人とイルカの協力は双方に多大な利益があった!
鳥や魚、虫の群れが動きを協調させることはよく知られていますが、異種間での協力的な同調はごく稀です。
しかしラグナの漁師とイルカは140年もの間、協調的な漁を続けており、その漁法は何世代にもわたって人とイルカの両方で受け継がれてきました。
実は歴史的に見ると、世界の他の場所でも人と動物の協調行動は存在しましたが、今ではそのほとんどが失われつつあるか、完全に消失しています。
それゆえ、ラグナは人と動物の協調行動を研究できる貴重な場所の一つなのです。
では具体的に、どのような漁法なのでしょうか?
まず、双方がターゲットとするのは海辺に広く分布する「ボラの群れ」です。
イルカのグループはボラの群れを見つけると、逃げ場所をなくすために沿岸部へと追いやります。
そこへ待ち構えていた地元の漁師たちが網を投げ入れて、ボラを捕獲するのです。
漁師たちはボラ漁に最適なタイミングを知るため、イルカの動きを注意深く見守り、イルカの動き出しに合わせて沿岸の漁場につきます。

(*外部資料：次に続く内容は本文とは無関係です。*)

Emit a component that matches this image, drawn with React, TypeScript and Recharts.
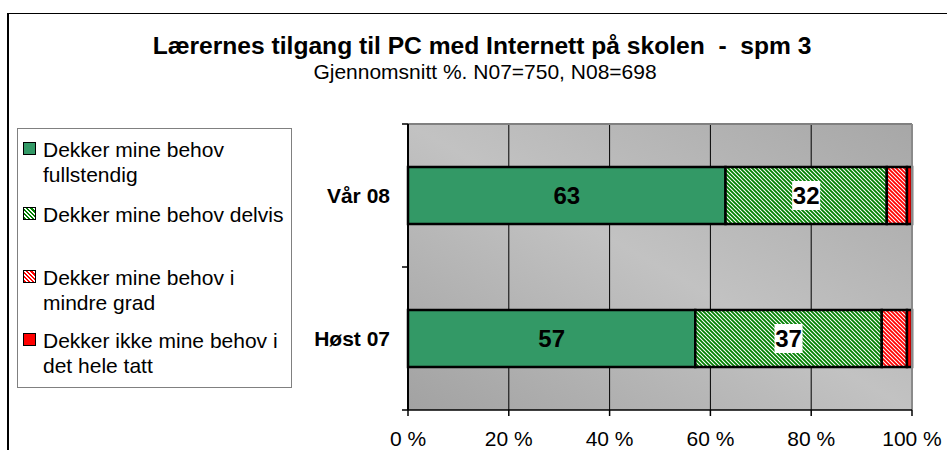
import { BarChart, Bar, XAxis, YAxis, CartesianGrid, ReferenceLine, LabelList } from "recharts";

const categories = ["Vår 08", "Høst 07"];
const fullValues = [63, 57];
const partialValues = [32, 37];
const lessValues = [4, 5];
const noneValues = [1, 1];
const xTicks = [0, 20, 40, 60, 80, 100];

const seriesNames = [
  ["Dekker mine behov", "fullstendig"],
  ["Dekker mine behov delvis"],
  ["Dekker mine behov i", "mindre grad"],
  ["Dekker ikke mine behov i", "det hele tatt"],
];

const FONT = "'Liberation Sans', Arial, sans-serif";
const W = 947;
const H = 450;
const PLOT_LEFT = 408;
const PLOT_TOP = 124;
const PLOT_BOTTOM = 410;
const BAND = (PLOT_BOTTOM - PLOT_TOP) / categories.length;

const data = categories.map((name, i) => ({
  name,
  full: fullValues[i],
  partial: partialValues[i],
  less: lessValues[i],
  none: noneValues[i],
}));

function CatTick(props: any) {
  const { y, payload, index } = props;
  const last = index === categories.length - 1;
  return (
    <g>
      <line x1={PLOT_LEFT - 6} x2={PLOT_LEFT} y1={y - BAND / 2} y2={y - BAND / 2} stroke="#000" strokeWidth={1.5} />
      {last && (
        <line x1={PLOT_LEFT - 6} x2={PLOT_LEFT} y1={y + BAND / 2} y2={y + BAND / 2} stroke="#000" strokeWidth={1.5} />
      )}
      <text x={PLOT_LEFT - 18} y={y} dy="0.36em" textAnchor="end" fontFamily={FONT} fontSize={21} fontWeight="bold" fill="#000">
        {payload.value}
      </text>
    </g>
  );
}

function PlainLabel(props: any) {
  const { x, y, width, height, value } = props;
  return (
    <text x={x + width / 2} y={y + height / 2} dy="0.36em" textAnchor="middle" fontFamily={FONT} fontSize={24} fontWeight="bold" fill="#000">
      {value}
    </text>
  );
}

function BoxedLabel(props: any) {
  const { x, y, width, height, value } = props;
  const cx = x + width / 2;
  const cy = y + height / 2;
  const bw = String(value).length * 13.5 + 1;
  return (
    <g>
      <rect x={cx - bw / 2} y={cy - 14.5} width={bw} height={29} fill="#fff" />
      <text x={cx} y={cy} dy="0.36em" textAnchor="middle" fontFamily={FONT} fontSize={24} fontWeight="bold" fill="#000">
        {value}
      </text>
    </g>
  );
}

const swatchBg = [
  "#339966",
  "repeating-linear-gradient(45deg, #008000 0px, #008000 1.6px, #fff 1.6px, #fff 3px)",
  "repeating-linear-gradient(45deg, #ff0000 0px, #ff0000 1.6px, #fff 1.6px, #fff 3px)",
  "#ff0000",
];
const legendTops = [137, 202, 265, 328];

export default function App() {
  return (
    <div style={{ position: "absolute", left: 0, top: 0, width: W, height: H, background: "#fff", overflow: "hidden", fontFamily: FONT }}>
      <div style={{ position: "absolute", left: 7, top: 12.5, width: 960, height: 460, borderTop: "1.5px solid #000", borderLeft: "2px solid #000" }} />
      <div style={{ position: "absolute", left: 8, width: 948, top: 32, textAlign: "center", fontSize: 24.6, fontWeight: "bold", whiteSpace: "pre", color: "#000" }}>
        {"Lærernes tilgang til PC med Internett på skolen  -  spm 3"}
      </div>
      <div style={{ position: "absolute", left: 8, width: 954, top: 60, textAlign: "center", fontSize: 21, color: "#000" }}>
        Gjennomsnitt %. N07=750, N08=698
      </div>
      <div style={{ position: "absolute", left: 17, top: 128, width: 273, height: 258, border: "1.5px solid #808080" }} />
      {seriesNames.map((lines, i) => (
        <div key={i} style={{ position: "absolute", left: 23, top: legendTops[i], fontSize: 21, lineHeight: "25px", color: "#000" }}>
          <div style={{ position: "absolute", left: 0, top: 5, width: 11, height: 11, border: "1.5px solid #000", background: swatchBg[i] }} />
          <div style={{ marginLeft: 20 }}>
            {lines.map((l) => (
              <div key={l}>{l}</div>
            ))}
          </div>
        </div>
      ))}
      <div style={{ position: "absolute", left: 0, top: 0 }}>
        <BarChart
          width={W}
          height={H}
          data={data}
          layout="vertical"
          margin={{ top: PLOT_TOP, right: 35, bottom: 0, left: 0 }}
          barSize={57}
        >
          <defs>
            <linearGradient id="plotBg" x1="1" y1="0" x2="0" y2="1">
              <stop offset="0" stopColor="#a7a7a7" />
              <stop offset="0.5" stopColor="#c2c2c2" />
              <stop offset="1" stopColor="#a2a2a2" />
            </linearGradient>
            <pattern id="greenHatch" width="4" height="4" patternUnits="userSpaceOnUse">
              <rect width="4" height="4" fill="#fff" />
              <path d="M-1,-1 L5,5 M-1,3 L1,5 M3,-1 L5,1" stroke="#008000" strokeWidth={1.8} />
            </pattern>
            <pattern id="redHatch" width="4" height="4" patternUnits="userSpaceOnUse">
              <rect width="4" height="4" fill="#fff" />
              <path d="M-1,-1 L5,5 M-1,3 L1,5 M3,-1 L5,1" stroke="#ff0000" strokeWidth={1.8} />
            </pattern>
          </defs>
          <CartesianGrid fill="url(#plotBg)" stroke="#000" strokeWidth={1} horizontal={false} />
          <CartesianGrid
            vertical={false}
            stroke="#808080"
            strokeWidth={2}
            horizontalCoordinatesGenerator={({ offset }: any) => [offset.top]}
          />
          <ReferenceLine x={100} stroke="#8a8a8a" strokeWidth={2} />
          <XAxis
            type="number"
            domain={[0, 100]}
            ticks={xTicks}
            tickFormatter={(v) => `${v} %`}
            height={40}
            tickSize={6}
            tickMargin={15}
            axisLine={{ stroke: "#000", strokeWidth: 1.5 }}
            tickLine={{ stroke: "#000", strokeWidth: 1.5 }}
            tick={{ fill: "#000", fontSize: 21, fontFamily: FONT }}
            interval={0}
          />
          <YAxis
            type="category"
            dataKey="name"
            width={PLOT_LEFT}
            axisLine={{ stroke: "#000", strokeWidth: 2 }}
            tickLine={false}
            tick={<CatTick />}
            interval={0}
          />
          <Bar dataKey="full" stackId="a" fill="#339966" stroke="#000" strokeWidth={2.5} isAnimationActive={false}>
            <LabelList dataKey="full" content={<PlainLabel />} />
          </Bar>
          <Bar dataKey="partial" stackId="a" fill="url(#greenHatch)" stroke="#000" strokeWidth={2.5} isAnimationActive={false}>
            <LabelList dataKey="partial" content={<BoxedLabel />} />
          </Bar>
          <Bar dataKey="less" stackId="a" fill="url(#redHatch)" stroke="#000" strokeWidth={2.5} isAnimationActive={false} />
          <Bar dataKey="none" stackId="a" fill="#ff0000" stroke="#000" strokeWidth={2.5} isAnimationActive={false} />
        </BarChart>
      </div>
    </div>
  );
}
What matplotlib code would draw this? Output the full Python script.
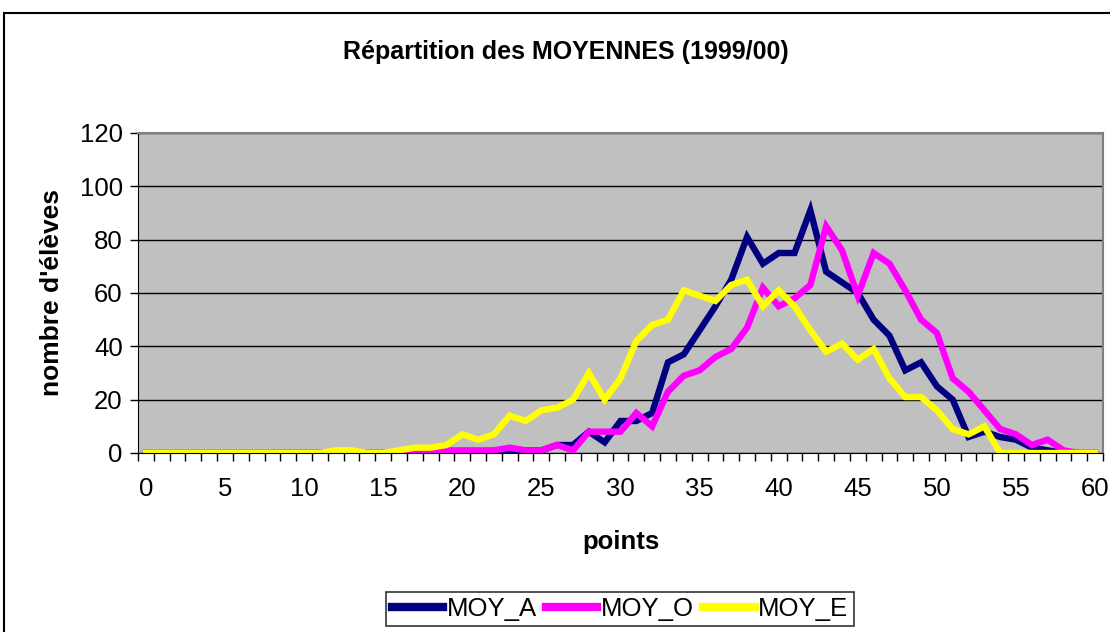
import numpy as np
import matplotlib
matplotlib.use("Agg")
import matplotlib.pyplot as plt
from matplotlib.patches import Rectangle

plt.rcParams['font.family'] = ['Liberation Sans', 'DejaVu Sans']

# points 0..60
points = list(range(61))

moy_a = [0, 0, 0, 0, 0, 0, 0, 0, 0, 0,
         0, 0, 0, 0, 0, 0, 0, 0, 0, 0,
         0, 0, 0, 1, 1, 1, 3, 3, 8, 4,
         12, 12, 15, 34, 37, 46, 55, 65, 81, 71,
         75, 75, 91, 68, 64, 60, 50, 44, 31, 34,
         25, 20, 6, 8, 6, 5, 2, 1, 0, 0,
         0]
moy_o = [0, 0, 0, 0, 0, 0, 0, 0, 0, 0,
         0, 0, 0, 0, 0, 0, 0, 0, 0, 1,
         1, 1, 1, 2, 1, 1, 3, 1, 8, 8,
         8, 15, 10, 23, 29, 31, 36, 39, 47, 62,
         55, 58, 63, 85, 76, 59, 75, 71, 61, 50,
         45, 28, 23, 16, 9, 7, 3, 5, 1, 0,
         0]
moy_e = [0, 0, 0, 0, 0, 0, 0, 0, 0, 0,
         0, 0, 1, 1, 0, 0, 1, 2, 2, 3,
         7, 5, 7, 14, 12, 16, 17, 20, 30, 20,
         28, 42, 48, 50, 61, 59, 57, 63, 65, 55,
         61, 55, 46, 38, 41, 35, 39, 28, 21, 21,
         16, 9, 7, 10, 0, 0, 0, 0, 0, 0,
         0]

series_names = ["MOY_A", "MOY_O", "MOY_E"]
series_colors = ["#000080", "#FF00FF", "#FFFF00"]

fs = 18.5

fig = plt.figure(figsize=(11.1, 6.32), dpi=100)
ax = fig.add_axes([138/1110, 1 - 453/632, (1103 - 138)/1110, (453 - 133)/632])

ax.set_facecolor("#C0C0C0")
for vals, name, col in zip([moy_a, moy_o, moy_e], series_names, series_colors):
    ax.plot(points, vals, color=col, linewidth=4.6, label=name, solid_joinstyle='miter')

ax.set_xlim(-0.5, 60.5)
ax.set_ylim(0, 120)
ax.set_yticks(np.arange(0, 121, 20))
ax.set_xticks(np.arange(0, 61, 5))
ax.set_xticks(np.arange(-0.5, 61, 1), minor=True)
ax.tick_params(axis='x', which='major', length=0, labelsize=fs, pad=17)
ax.tick_params(axis='x', which='minor', length=6, width=1, direction='out', color='black')
ax.tick_params(axis='y', which='major', length=6, width=1, direction='out', labelsize=fs, pad=5)
ax.yaxis.grid(True, color='black', linewidth=1)
ax.set_axisbelow(True)

for s in ['top', 'right']:
    ax.spines[s].set_color('#808080')
    ax.spines[s].set_linewidth(1.5)
ax.spines['left'].set_color('black')
ax.spines['bottom'].set_color('black')

ax.set_xlabel("points", fontsize=fs, fontweight='bold')
ax.xaxis.set_label_coords(0.5, (453 - 542) / 320)
ax.xaxis.label.set_va('center')
ax.set_ylabel("nombre d'élèves", fontsize=19, fontweight='bold')
ax.yaxis.set_label_coords((52 - 138) / 965, 0.5)
ax.yaxis.label.set_va('center')

fig.text(566/1110, 1 - 52/632, "Répartition des MOYENNES (1999/00)",
         ha='center', va='center', fontsize=18, fontweight='bold')

leg = fig.legend(loc='center', bbox_to_anchor=(620/1110, 1 - 609/632), ncol=3,
                 fontsize=fs, frameon=True, fancybox=False, edgecolor='black',
                 handlelength=2.0, handletextpad=0.15, columnspacing=0.35,
                 borderpad=0.2, borderaxespad=0)
leg.get_frame().set_linewidth(1.2)
for h in leg.get_lines():
    h.set_linewidth(6)

# outer chart frame
fig.patches.append(Rectangle((4/1110, -0.1), 1.2, 1.1 - 13/632, transform=fig.transFigure,
                             fill=False, edgecolor='black', linewidth=1.5))

fig.savefig("out.png", dpi=100)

ここから漁師が利益を得ていることは明白ですが、イルカにはどんなメリットがあるのでしょう?
研究チームがそれを調べたところ、イルカはボラの群れを捕らえる際に水中深く潜水して下から攻め込むのですが、外洋だと水面に逃げ場があるため、ボラに逃げられやすくなります。
ところが、漁師が水面に投網(とあみ)することでボラの逃げ場がなくなり、イルカの狩りの成功率が高まるのです。
この際、大人のイルカは経験豊富なので網にかかることはありませんが、若いイルカは時々網に引っかかってしまいます。
しかしイルカとの関係を大切にしているラグナの漁師たちは、網にかかったイルカをすぐに解放することを規則としています。
イルカ側もそれを理解しているので、140年以上も漁師との協調関係を続けているのでしょう。
さらに研究チームは、この漁法が双方にもたらす短期的・長期的なメリットを調べるべく、より詳しい調査を行いました。
空中からのドローン撮影、水中カメラでの撮影およびマイクでの録音を行い、漁師とイルカの漁獲量(短期的)と漁に参加するイルカと漁に参加しないイルカのコロニーの生存率(長期的)を調査。
その結果、漁師とイルカが協力することで、双方の漁獲量は大幅に増加することが判明しました。
漁師側では、イルカとの協力をしない場合に比べて、ボラの漁獲量が約4倍も高く、漁業の社会経済的な豊かさも向上しています。
そしてイルカ側では、漁に参加していないコロニーに比べて生存率が13%も高まっていたのです。
これは漁師との協力により、餌が安定して豊富に獲れることに理由がありました。
研究主任で海洋哺乳類学者のマウリシオ・カントール(Mauricio Cantor)氏は「この結果は二大捕食者の相互作用が双方にとって利益になっている珍しい例である」と述べています。
「人間と他の動物を含め、異種間の相互作用のほとんどは、利益よりもむしろ競争的になりがちです。
しかし今回の場合は、人とイルカの両方に多大な利益があることを示し、この伝統を保護し守っていく必要性を協調しています」
というのもラグナの伝統漁は現在、ボラの個体数の減少や伝統的な漁法を学ぼうとする世代の減少から衰退し始めているからです。
チームはこの文化遺産を守り抜くために、ボラ減少の原因究明や地元民と協力した伝統漁の保護・推進を進めていく予定です。